What is Synthetic Identity Fraud?
Synthetic identity fraud occurs when bad actors use a combination of real and fictitious information to create new (synthetic) identities, which may be used to open accounts. In some instances, the synthetic identities are used to build good credit to qualify for high-limit credit cards and even mortgages (which at some point will go into default). According to Kolin Whitley, the senior director of North America Risk at Visa, minors are often a target for synthetic identity fraud because their credit histories do not yet exist, and their identities are largely not monitored. There are several consumer identity monitoring services available in the industry today that scour the Dark Web for potential identity thefts. To learn more about synthetic identity fraud, read the Federal Reserve’s white papers published to the Fed Payments Improvement website.
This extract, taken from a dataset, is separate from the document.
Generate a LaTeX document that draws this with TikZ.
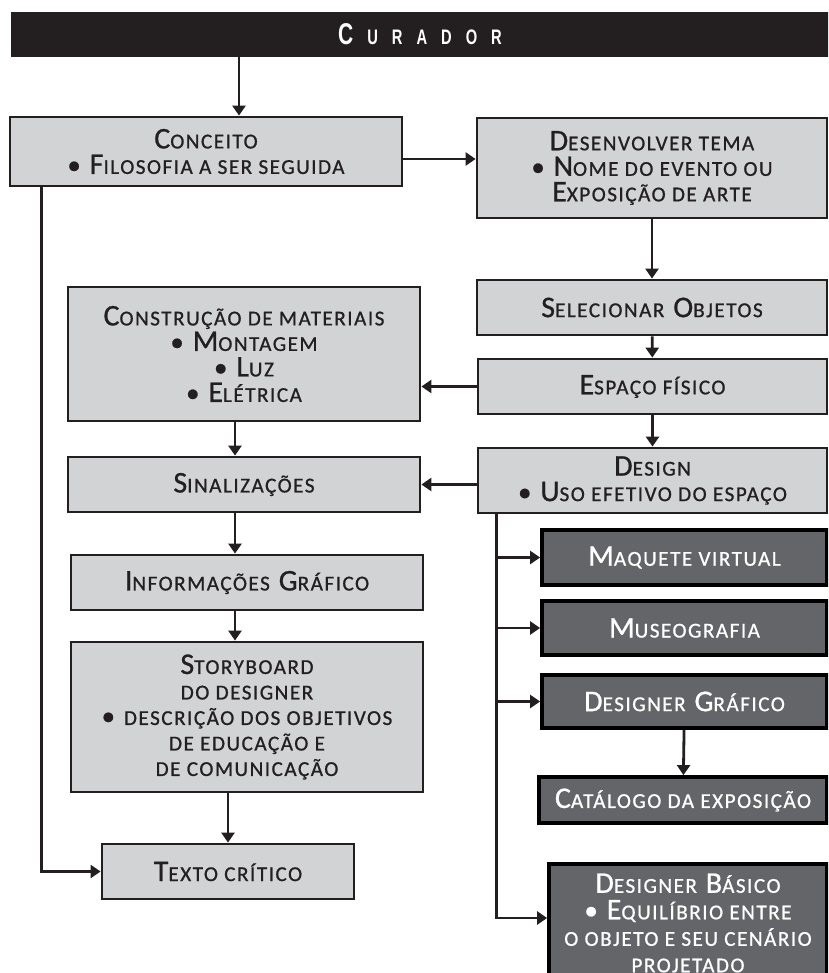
\documentclass[tikz,border=0pt]{standalone}
\usepackage{fontspec}
\setmainfont{Carlito}
\newfontfamily\boxfont[LetterSpace=7,FakeBold=0.8]{Carlito}
\newfontfamily\headfont[FakeStretch=0.7]{Liberation Sans}
\usetikzlibrary{arrows.meta}
\definecolor{boxgray}{HTML}{D1D3D4}
\definecolor{darkbox}{HTML}{646569}
\definecolor{ink}{HTML}{231F20}
% small caps made by hand
\newcommand\smc[1]{{\fontsize{21.2}{25.5}\selectfont\MakeUppercase{#1}}}
\newcommand\bul{{\fontsize{27}{25.5}\selectfont\textbullet}}

\begin{document}
\begin{tikzpicture}[x=1pt,y=-1pt,
    box/.style={draw=ink,line width=2.8pt,fill=boxgray,text=ink,inner sep=0pt,align=center,
        font=\boxfont\fontsize{30}{25.5}\selectfont},
    dbox/.style={box,draw=black,line width=3.8pt,fill=darkbox,text=white},
    arr/.style={draw=ink,line width=2.8pt,-{Triangle[length=10pt,width=13pt]}}]
    \path[use as bounding box,clip] (0,0) rectangle (828,973);

    % header
    \node[fill=ink,text=white,inner sep=0pt,minimum width=818,minimum height=45,
        font=\headfont\bfseries] (cur) at (420,34.5)
        {{\fontsize{30}{30}\selectfont C}\hspace{14pt}\fontsize{21}{21}\selectfont
         U\hspace{14pt}R\hspace{14pt}A\hspace{14pt}D\hspace{14pt}O\hspace{14pt}R};

    % left column
    \node[box,minimum width=392,minimum height=69] (conc) at (206,151.5)
        {C\smc{onceito}\\ \bul{} F\smc{ilosofia a ser seguida}};
    \node[box,minimum width=352,minimum height=134] (cons) at (244,354)
        {C\smc{onstrução de materiais}\\ \bul{} M\smc{ontagem}\\ \bul{} L\smc{uz}\\ \bul{} E\smc{létrica}};
    \node[box,minimum width=352,minimum height=55] (sin) at (244,484.5) {S\smc{inalizações}};
    \node[box,minimum width=352,minimum height=55] (inf) at (247,582.5)
        {I\smc{nformações} G\smc{ráfico}};
    \node[box,minimum width=352,minimum height=150] (story) at (247,717)
        {S\smc{toryboard}\\ \smc{do designer}\\ \bul{} \smc{descrição dos objetivos}\\
         \smc{de educação e}\\ \smc{de comunicação}};
    \node[box,minimum width=252,minimum height=55] (texto) at (228,871.5) {T\smc{exto crítico}};

    % right column
    \node[box,minimum width=350,minimum height=100] (des) at (652,168)
        {D\smc{esenvolver tema}\\ \bul{} N\smc{ome do evento ou}\\ E\smc{xposição de arte}};
    \node[box,minimum width=350,minimum height=55] (sel) at (652,307.5)
        {S\smc{elecionar} O\smc{bjetos}};
    \node[box,minimum width=349,minimum height=55] (esp) at (652.5,386.5) {E\smc{spaço físico}};
    \node[box,minimum width=349,minimum height=65] (dsg) at (652.5,480.5)
        {D\smc{esign}\\ \bul{} U\smc{so efetivo do espaço}};

    % dark boxes
    \node[dbox,minimum width=285,minimum height=55] (maq) at (684.5,557.5) {M\smc{aquete virtual}};
    \node[dbox,minimum width=285,minimum height=54] (mus) at (684.5,628) {M\smc{useografia}};
    \node[dbox,minimum width=285,minimum height=53] (dg) at (684.5,701.5)
        {D\smc{esigner} G\smc{ráfico}};
    \node[dbox,minimum width=288,minimum height=46] (cat) at (683,800)
        {C\smc{atálogo da exposição}};
    \node[dbox,minimum width=278,minimum height=126,font=\boxfont\fontsize{30}{26.5}\selectfont]
        (dbas) at (688,927)
        {D\smc{esigner} B\smc{ásico}\\ \bul{} E\smc{quilíbrio entre}\\
         \smc{o objeto e seu cenário}\\ \smc{projetado}\vspace{8pt}};

    % connectors
    \draw[arr] ([xshift=33]conc.north |- cur.south) -- ([xshift=33]conc.north);
    \draw[arr] ([yshift=-7.5]conc.east) -- ([yshift=-7.5]conc.east -| des.west);
    \draw[arr] (des) -- (sel);
    \draw[arr] (sel) -- (esp);
    \draw[arr] (esp) -- (dsg);
    \draw[arr] (esp.west) -- (esp.west -| cons.east);
    \draw[arr] (sin.east -| dsg.west) -- (sin.east);
    \draw[arr] ([xshift=-9]cons.south) -- ([xshift=-9]cons.south |- sin.north);
    \draw[arr] ([xshift=-9]sin.south) -- ([xshift=-9]sin.south |- inf.north);
    \draw[arr] ([xshift=-12]inf.south) -- ([xshift=-12]inf.south |- story.north);
    \draw[arr] (texto.north |- story.south) -- (texto.north);
    \draw[arr] ([xshift=33]conc.south west) |- (texto.west);

    \coordinate (br) at ([xshift=20]dsg.south west);
    \draw[arr] (br) |- (maq.west);
    \draw[arr] (br) |- (mus.west);
    \draw[arr] (br) |- (dg.west);
    \draw[arr] (br) |- ([yshift=9]dbas.west);
    \draw[arr] (dg) -- (cat);
\end{tikzpicture}
\end{document}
In order to help combat synthetic identity fraud, Electronic Consumer Based Social Security Number Verification, or eCBSV, is being developed as a result of section 215 of the Economic Growth, Regulatory Relief, and Consumer Protection Act, Public Law (PL) 115-174. Section 215 directs the Social Security Administration (SSA) to modify or develop a method of accepting identity data elements electronically, determining if the credentials are valid, and returning an affirmative or negative response.
Today, SSA provides a method for validating consumer identity, but the process requires sending a letter to SSA with a wet signature. This does not fit well in today’s digital world because it is inefficient and time consuming, which discourages usage. eCBSV will be electronic and will provide responses in real time or next to real time, allowing banks to use the service during account opening as opposed to after the fact.
According to Whitley, Visa already offers a mandated service which requires banks to submit identification details for all applicants. Visa analyzes the application data and returns alerts or flags if the information has been reported as false elsewhere. Visa may leverage this existing framework to connect to eCBSV, when it becomes available. Education is also a powerful key to fraud prevention. Visa educates banks about synthetic identify, and other types of fraud, and encourages banks to educate their customers.
On Sept. 6, 2019, SSA announced the first group of eCBSV participants called “permitted entities”. Over the coming months, SSA will develop the eCBSV framework, and this first group of permitted entities will go live June 2020. A second group of entities, those who applied for the first group but were not selected, will establish connection in the fall of 2020. The service is anticipated to be generally available late 2021, but that does not necessarily mean your bank has to wait to connect until then. Talk to your service providers to understand where they are on the implementation timeline. In the meantime, review your bank’s synthetic identity fraud prevention plan as related fraud is likely to rise in advance of eCBSV general availability.